The applicants filed papers earlier today in the Western Cape High Court. They have asked for the case to be heard urgently.
The case has been filed against the Western Cape MEC for Transport and Public Works; the premier of the Western Cape; the Phyllis Jowell Jewish Day School (NPC); the Trustees for the Time Being of the Phyllis Jowell Educational Trust; the City of Cape Town; the Minister of Rural Development and Land Reform; the Minister of Human Settlements; the Minister of Public Works; and the Western Cape Minister of Human Settlements.
The applicants have asked the court to interdict (stop) the transfer of the property to the new owners (pending a final court application), and to compel the MEC for Transport and Public Works to provide written reasons within 30 days for the decision to sell the Tafelberg property.
Malcolm McCarthy, the General Manager of the National Association of Social Housing Organisations, has written an affidavit for the applicants.
Attached to his affidavit is a March 2013 letter from the head of the Western Cape Department of Human Settlements to the provincial Transport and Public Works department, which is responsible for the Tafelberg property.
In the letter Human Settlements requested that the property be used for affordable housing and rental opportunities. The letter also requested that the site be transferred to the provincial human settlements department or to the City of Cape Town.
Despite this request, Public Works advertised the site for sale to private investors in December 2015. The property was sold to Phyllis Jowell Jewish Day School.
McCarthy, who was involved in discussions about the Tafelberg property between 2011 and 2013, wrote, “To the best of my knowledge, [Public Works] did not at any point engage [Human Settlements] in a serious discussion about how Tafelberg … could be used for Social Housing.”
He also wrote, “The outright sale of such a valuable piece of land severely restricts the ability of the Province to control the current and future use of the site for social development purposes.”
McCarthy told GroundUp that he did not know why the province would choose to sell the property to a private school.
He said this perpetuated the lack of affordable housing in the area and excluded low- and moderate-income residents from educational opportunities because they might not be able to afford private education.
The court papers tell the story of Thozama Angela Adonisi, one of the applicants. Adonisi began working as a part-time domestic worker in Sea Point at 18.
After leaving Sea Point in 1994, Adonisi moved back in 1998 with her ten-year-old son. Seven others, including children, lived in a two-bedroom apartment which she rented from another tenant. Three years after she moved in, she was evicted when the tenant failed to pay the landlord the monthly rent.
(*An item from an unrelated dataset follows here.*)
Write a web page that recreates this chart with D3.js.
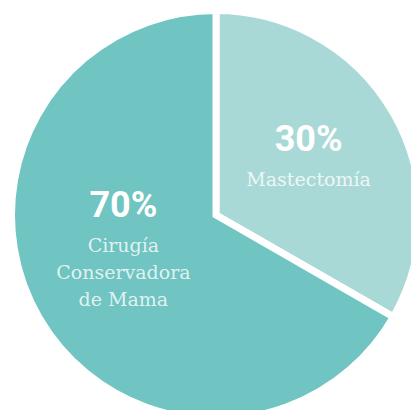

“The full circumstances surrounding the eviction are not clear to me,” she said in the affidavit.
Since then, she has been living in “maid’s quarters”. She currently lives in the basement of an apartment block in Sea Point with her 13-year-old daughter, a grade eight learner at Sea Point High School. She shares a shower with about 15 others.
“The current, hostel-like conditions in which I live are dark, cramped and highly undesirable. We do, however, enjoy the considerable advantage of living in central Cape Town, close to my work and my daughter’s school,” she said.
Although she has applied for government subsidised housing, she has been on “some form of a ‘waiting list’” for 22 years. She has lived and worked in Sea Point for 32 years and said she had met many working class residents who faced similar circumstances.
“The sale of state owned land in central Cape Town, which could quite feasibly be used for affordable housing, impacts directly on my constitutional rights to have access to adequate housing and to gain access to land on an equitable basis,” she said.
Neither Public Works nor Human Settlements had responded to requests for comment by the time of publication.